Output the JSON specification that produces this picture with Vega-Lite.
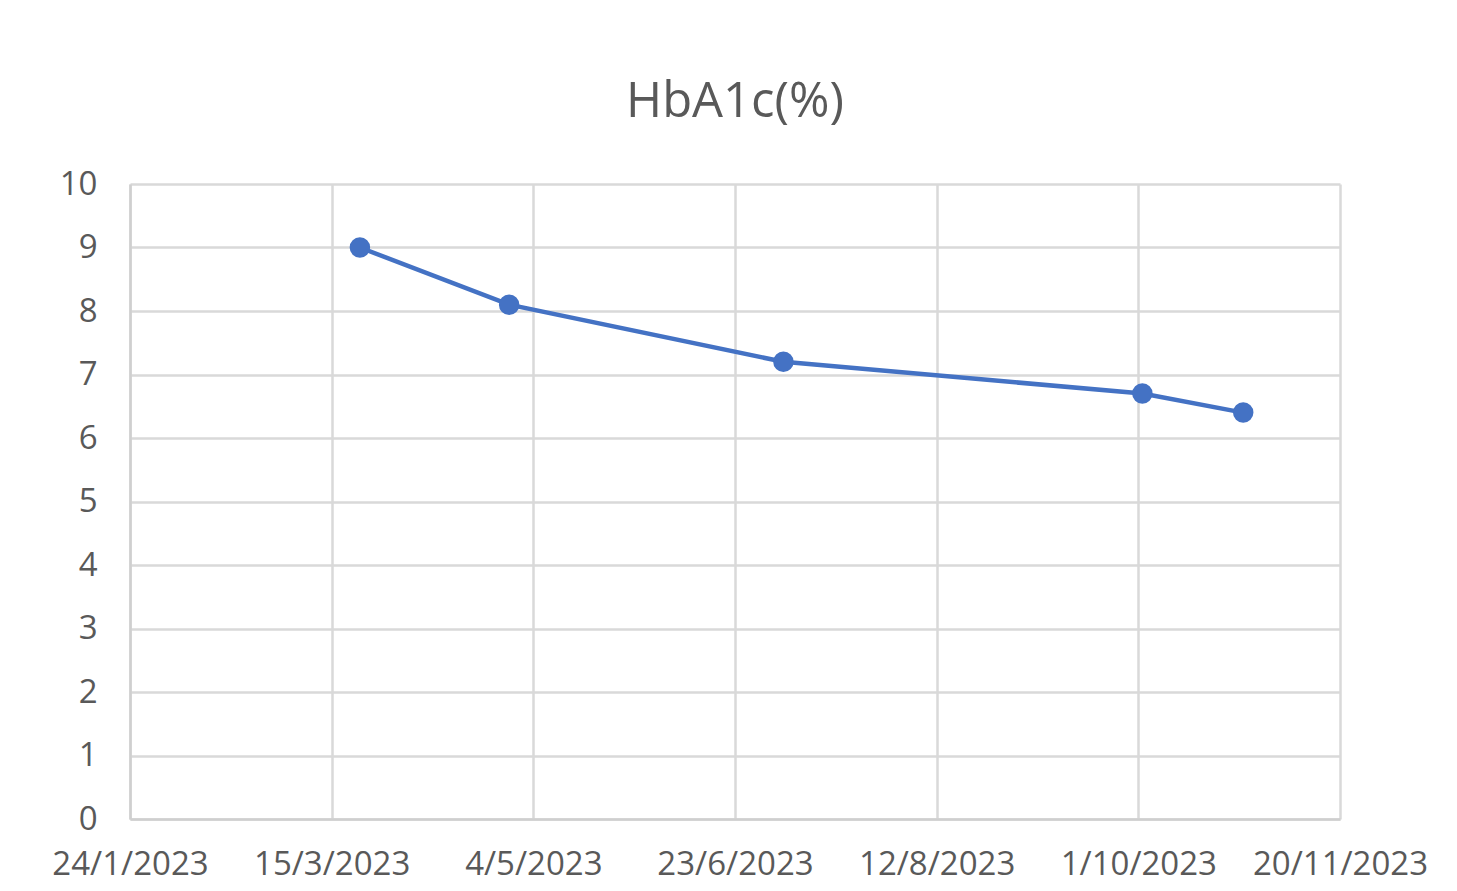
{
  "$schema": "https://vega.github.io/schema/vega-lite/v6.json",
  "autosize": "none",
  "width": 1210,
  "height": 635,
  "padding": {"left": 130, "top": 184, "right": 117, "bottom": 72},
  "background": "white",
  "title": {
    "text": "HbA1c(%)",
    "font": "Open Sans",
    "fontSize": 49,
    "fontWeight": "normal",
    "color": "#595959",
    "anchor": "middle",
    "frame": "group",
    "baseline": "alphabetic",
    "offset": 2
  },
  "config": {
    "view": {"stroke": null},
    "axis": {
      "labelFont": "Open Sans",
      "labelFontSize": 33,
      "labelColor": "#595959",
      "gridColor": "#d9d9d9",
      "gridWidth": 2.5,
      "domainColor": "#cfcfcf",
      "domainWidth": 2.5,
      "ticks": false,
      "tickSize": 0,
      "title": null
    }
  },
  "data": {
    "values": [
      {"date": "2023-03-22", "hba1c": 9.0},
      {"date": "2023-04-28", "hba1c": 8.1},
      {"date": "2023-07-05", "hba1c": 7.2},
      {"date": "2023-10-02", "hba1c": 6.7},
      {"date": "2023-10-27", "hba1c": 6.4}
    ]
  },
  "mark": {
    "type": "line",
    "color": "#4472C4",
    "strokeWidth": 4.5,
    "point": {"filled": true, "size": 420, "color": "#4472C4", "opacity": 1}
  },
  "encoding": {
    "x": {
      "field": "date",
      "type": "temporal",
      "scale": {"type": "utc", "domain": [1674518400000, 1700438400000], "nice": false},
      "axis": {
        "values": [1674518400000, 1678838400000, 1683158400000, 1687478400000, 1691798400000, 1696118400000, 1700438400000],
        "labelExpr": "utcFormat(datum.value, '%-d/%-m/%Y')",
        "labelFlush": false,
        "labelOverlap": false,
        "labelPadding": 29,
        "grid": true,
        "domain": true
      }
    },
    "y": {
      "field": "hba1c",
      "type": "quantitative",
      "scale": {"domain": [0, 10], "nice": false},
      "axis": {
        "values": [0, 1, 2, 3, 4, 5, 6, 7, 8, 9, 10],
        "labelPadding": 33,
        "grid": true,
        "domain": true
      }
    }
  }
}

++++++++++

Print the listing above in full, exactly as written. Omit any pictures.

:: Full answer ::
Output the JSON specification that produces this picture with Vega-Lite.
{
  "$schema": "https://vega.github.io/schema/vega-lite/v6.json",
  "autosize": "none",
  "width": 1210,
  "height": 635,
  "padding": {"left": 130, "top": 184, "right": 117, "bottom": 72},
  "background": "white",
  "title": {
    "text": "HbA1c(%)",
    "font": "Open Sans",
    "fontSize": 49,
    "fontWeight": "normal",
    "color": "#595959",
    "anchor": "middle",
    "frame": "group",
    "baseline": "alphabetic",
    "offset": 2
  },
  "config": {
    "view": {"stroke": null},
    "axis": {
      "labelFont": "Open Sans",
      "labelFontSize": 33,
      "labelColor": "#595959",
      "gridColor": "#d9d9d9",
      "gridWidth": 2.5,
      "domainColor": "#cfcfcf",
      "domainWidth": 2.5,
      "ticks": false,
      "tickSize": 0,
      "title": null
    }
  },
  "data": {
    "values": [
      {"date": "2023-03-22", "hba1c": 9.0},
      {"date": "2023-04-28", "hba1c": 8.1},
      {"date": "2023-07-05", "hba1c": 7.2},
      {"date": "2023-10-02", "hba1c": 6.7},
      {"date": "2023-10-27", "hba1c": 6.4}
    ]
  },
  "mark": {
    "type": "line",
    "color": "#4472C4",
    "strokeWidth": 4.5,
    "point": {"filled": true, "size": 420, "color": "#4472C4", "opacity": 1}
  },
  "encoding": {
    "x": {
      "field": "date",
      "type": "temporal",
      "scale": {"type": "utc", "domain": [1674518400000, 1700438400000], "nice": false},
      "axis": {
        "values": [1674518400000, 1678838400000, 1683158400000, 1687478400000, 1691798400000, 1696118400000, 1700438400000],
        "labelExpr": "utcFormat(datum.value, '%-d/%-m/%Y')",
        "labelFlush": false,
        "labelOverlap": false,
        "labelPadding": 29,
        "grid": true,
        "domain": true
      }
    },
    "y": {
      "field": "hba1c",
      "type": "quantitative",
      "scale": {"domain": [0, 10], "nice": false},
      "axis": {
        "values": [0, 1, 2, 3, 4, 5, 6, 7, 8, 9, 10],
        "labelPadding": 33,
        "grid": true,
        "domain": true
      }
    }
  }
}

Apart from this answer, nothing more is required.